Descriptive statistics summarize the characteristics of a data set, like calculating the mean or standard deviation, to describe the sample itself. Inferential statistics, however, go a step further by using that sample data to make generalizations or predictions about a larger population from which the sample was drawn. Think of descriptive stats as painting a picture of what you have, while inferential stats uses that picture to guess what the whole gallery looks like.
What is a p-value and how should I interpret it?
A p-value is the probability of obtaining test results at least as extreme as the results actually observed, assuming that the null hypothesis is correct. A small p-value (typically < 0.05) suggests that your observed data is unlikely under the null hypothesis, leading you to reject it. It does NOT tell you the probability that the null hypothesis is true, nor does it indicate the size or importance of an effect.
When should I use confidence intervals versus hypothesis testing?

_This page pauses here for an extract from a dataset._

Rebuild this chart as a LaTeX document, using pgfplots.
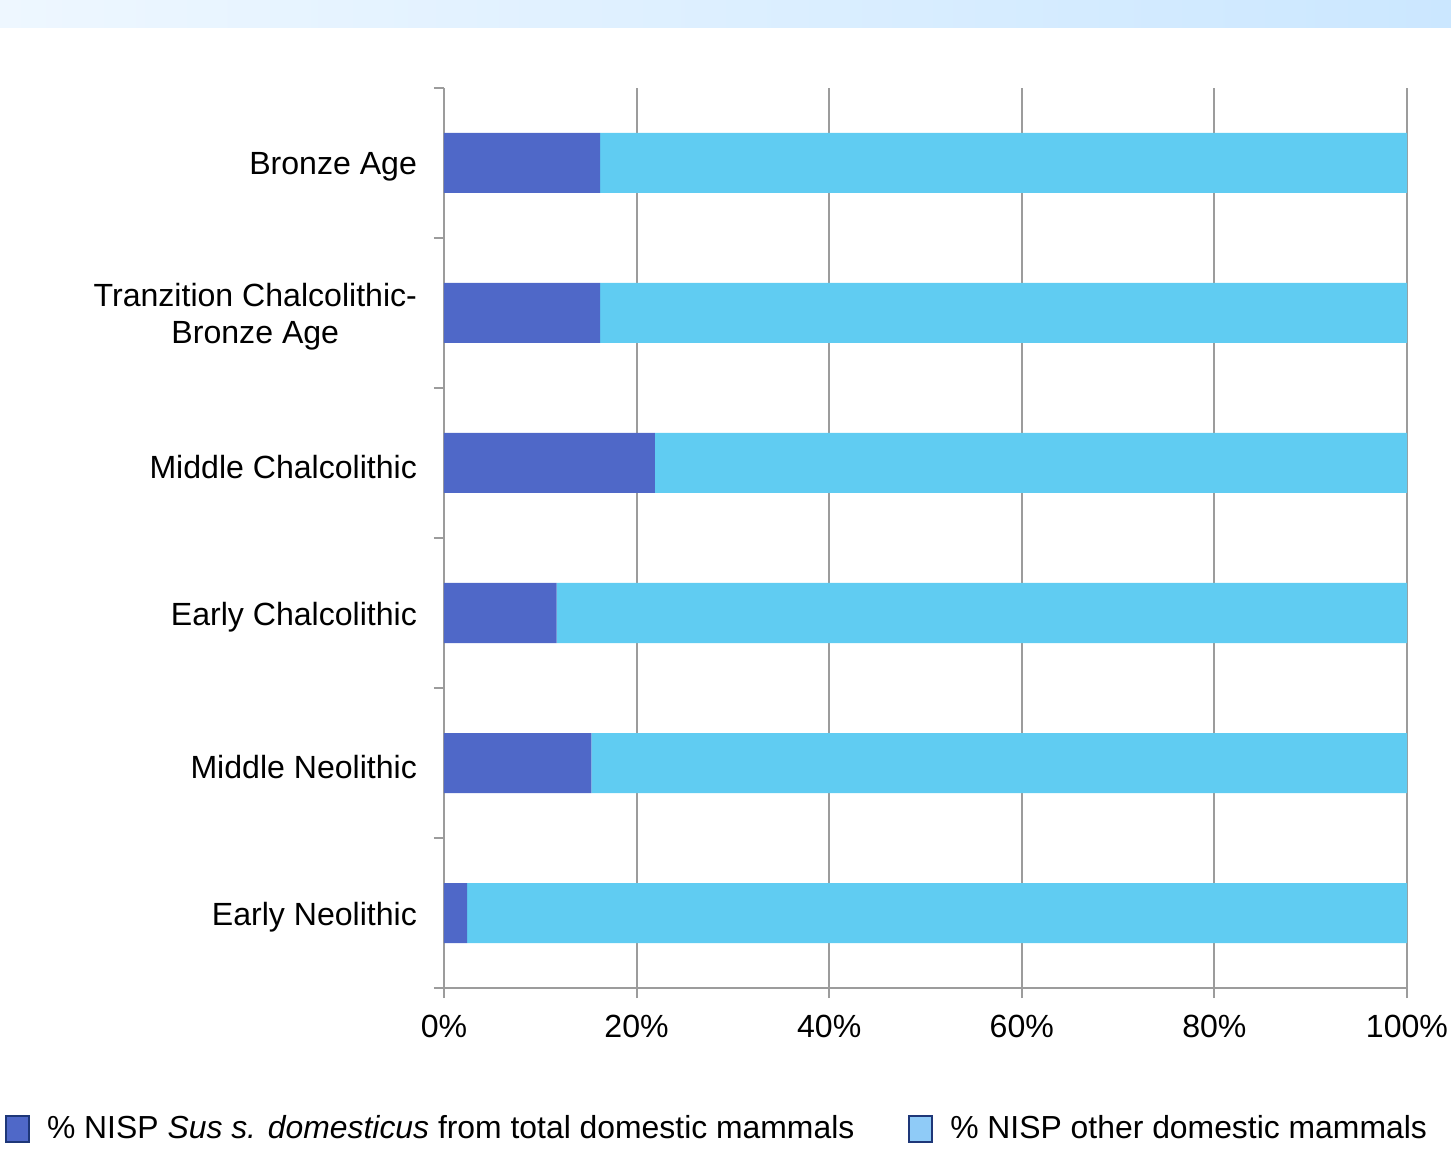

Hypothesis testing is useful for making a binary decision: reject or fail to reject the null hypothesis. Confidence intervals, on the other hand, provide a range of plausible values for a population parameter, giving a sense of the estimate's precision. Often, both are used together; a confidence interval can reveal whether the hypothesized value (from a hypothesis test) falls within the range of plausible values, offering a more nuanced understanding.
What does it mean if my sample is not representative?
If your sample is not representative, it means it doesn't accurately reflect the characteristics of the population you're interested in. This can happen due to sampling bias, where certain individuals or groups have a higher or lower chance of being included than others. Inferences drawn from a non-representative sample are likely to be inaccurate and misleading, potentially leading to flawed conclusions and poor decisions.
How does Bayesian inference differ from frequentist inference?
The core difference lies in how they treat unknown parameters. Frequentists view parameters as fixed, unknown constants and focus on the probability of data given parameters. Bayesians treat parameters as random variables with probability distributions, updating prior beliefs with observed data to obtain posterior distributions. This allows Bayesians to incorporate prior knowledge more formally and directly state probabilities about parameters.
What are some common statistical software packages used for inference?
Several powerful software packages are widely used for statistical inference. R is a free, open-source language and environment highly favored in academia and research for its vast array of packages. Python, with libraries like SciPy, Statsmodels, and Scikit-learn, is another popular choice, especially in data science and machine learning contexts. Commercial options like SAS, SPSS, and Stata are also prevalent in industry and specific research areas.